The Obama administration on Friday urged the Supreme Court to review and set aside an Arizona law that sanctions employers who hire illegal immigrants, saying it would disrupt the "careful balance" that Congress struck in federal immigration law.
The act in question is not the strict new Arizona law that President Obama and other members of his administration have criticized. That measure authorizes police to question the immigration status anyone who appears to be in the country illegally.
The law being challenged, the Legal Arizona Workers Act, imposes tougher sanctions than federal law for hiring illegal workers. If the court chooses to hear the case, its ruling could show how receptive the justices would be to arguments that enforcing immigration laws is a federal responsibility that cannot be usurped by the states.
The Arizona act is being challenged by a coalition of organizations that include the U.S. Chamber of Commerce, Hispanic groups and civil libertarians. Business groups want to head off a proliferation of conflicting state laws on employer sanctions, while others worry that the penalties would discourage companies from hiring even those legally in the country.
The administration, in a brief submitted by Acting Solicitor General Neal Katyal, said federal law should preempt state efforts.
The Arizona law would "disrupt a careful balance that Congress struck nearly 25 years ago between two interests of the highest importance: ensuring that employers do not undermine enforcement of immigration laws by hiring unauthorized workers, while also ensuring that employers not discriminate against racial and ethnic minorities legally in the country," Katyal wrote.
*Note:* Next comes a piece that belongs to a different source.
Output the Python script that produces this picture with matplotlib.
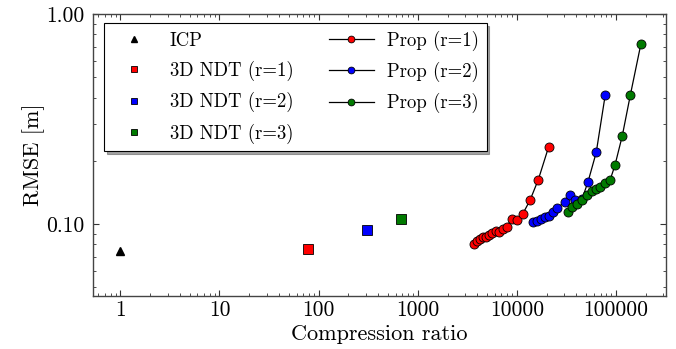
import matplotlib as mpl
import matplotlib.pyplot as plt
from matplotlib.ticker import LogLocator, NullFormatter

mpl.use("Agg")

plt.rcParams["font.family"] = ["cmr10", "DejaVu Serif"]
plt.rcParams["mathtext.fontset"] = "cm"
plt.rcParams["axes.unicode_minus"] = False

# baselines: (compression ratio, RMSE)
icp_x = [1]
icp_y = [0.0746]
ndt_labels = ["3D NDT (r=1)", "3D NDT (r=2)", "3D NDT (r=3)"]
ndt_x = [79, 311, 685]
ndt_y = [0.0758, 0.0936, 0.1057]

# proposed method, one curve per r
prop1_x = [3730, 4000, 4256, 4531, 4894, 5284, 5662, 6126, 6664, 7210,
           7909, 8886, 9975, 11470, 13590, 16480, 20980]
prop1_y = [0.0806, 0.0830, 0.0851, 0.0864, 0.0870, 0.0889, 0.0906, 0.0923,
           0.0919, 0.0944, 0.0971, 0.1060, 0.1045, 0.1116, 0.1297, 0.1626, 0.2335]
prop2_x = [14730, 15990, 17340, 19240, 21360, 23440, 25710, 30610, 34380,
           39060, 45410, 52240, 63270, 78000]
prop2_y = [0.1017, 0.1033, 0.1056, 0.1085, 0.1092, 0.1135, 0.1192, 0.1278,
           0.1374, 0.1301, 0.1311, 0.1585, 0.2191, 0.4114]
prop3_x = [32810, 36410, 40440, 45950, 51600, 57270, 63570, 69800, 77480,
           87020, 97740, 115800, 140000, 178600]
prop3_y = [0.1140, 0.1205, 0.1239, 0.1301, 0.1367, 0.1428, 0.1468, 0.1501,
           0.1568, 0.1611, 0.1903, 0.2624, 0.4127, 0.7197]

x_ticks = [1, 10, 100, 1000, 10000, 100000]
x_ticklabels = ["1", "10", "100", "1000", "10000", "100000"]
y_ticks = [0.1, 1.0]
y_ticklabels = ["0.10", "1.00"]

colors = ["#ff0000", "#0000ff", "#007a00"]

fig = plt.figure(figsize=(6.76, 3.49), dpi=100)
ax = fig.add_axes([0.1376, 0.1519, 0.8476, 0.808])

ax.plot(icp_x, icp_y, linestyle="none", marker="^", color="k", markersize=6, label="ICP")
for x, y, c, lab in zip(ndt_x, ndt_y, colors, ndt_labels):
    ax.plot([x], [y], linestyle="none", marker="s", markerfacecolor=c,
            markeredgecolor="k", markeredgewidth=0.6, markersize=6.5, label=lab)

prop_sets = [(prop1_x, prop1_y), (prop2_x, prop2_y), (prop3_x, prop3_y)]
for i, (x, y) in enumerate(prop_sets):
    ax.plot(x, y, color="k", linewidth=0.9, marker="o", markersize=6.5,
            markerfacecolor=colors[i], markeredgecolor="k", markeredgewidth=0.6,
            label=f"Prop (r={i + 1})")

ax.set_xscale("log")
ax.set_yscale("log")
ax.set_xlim(0.53, 3.2e5)
ax.set_ylim(0.0454, 1.0)

ax.set_xticks(x_ticks, x_ticklabels)
ax.set_yticks(y_ticks, y_ticklabels)
ax.xaxis.set_minor_locator(LogLocator(base=10, subs=range(2, 10), numticks=20))
ax.yaxis.set_minor_locator(LogLocator(base=10, subs=range(2, 10), numticks=20))
ax.xaxis.set_minor_formatter(NullFormatter())
ax.yaxis.set_minor_formatter(NullFormatter())
ax.tick_params(which="both", direction="in", top=True, right=True, labelsize=15.5,
               colors="#333333", labelcolor="k")
ax.tick_params(axis="y", which="major", pad=6)
ax.tick_params(which="major", length=4, width=0.8)
ax.tick_params(which="minor", length=2, width=0.6)
for sp in ax.spines.values():
    sp.set_color("#444444")
    sp.set_linewidth(1.0)

ax.set_xlabel("Compression ratio", fontsize=16, labelpad=3)
ax.set_ylabel("RMSE [m]", fontsize=16, labelpad=1)

leg = ax.legend(ncol=2, loc="upper left", bbox_to_anchor=(0.019, 0.968), borderaxespad=0,
                fontsize=13.5, fancybox=False, shadow=True, framealpha=1, edgecolor="k",
                markerscale=0.75, handlelength=2.4, handletextpad=0.7,
                columnspacing=1.9, labelspacing=0.6)
leg.get_frame().set_linewidth(0.8)

fig.savefig("out.png", dpi=100)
The court asked the government in November for its view of the case. The response might have been delayed by two factors. Homeland Security Secretary Janet Napolitano is the state's former governor and was the first defendant when the challenge was filed. And Obama selected Solicitor General Elena Kagan this month as his choice to replace retiring Justice John Paul Stevens.
Separately, Justice Department officials met Friday in Phoenix with Arizona Attorney General Terry Goddard and aides to Gov. Jan Brewer (R) to express strong reservations about the new law, which goes into effect July 29. The administration fears the law could lead to widespread racial profiling.
The case the court is considering is Chamber of Commerce v. Candelaria.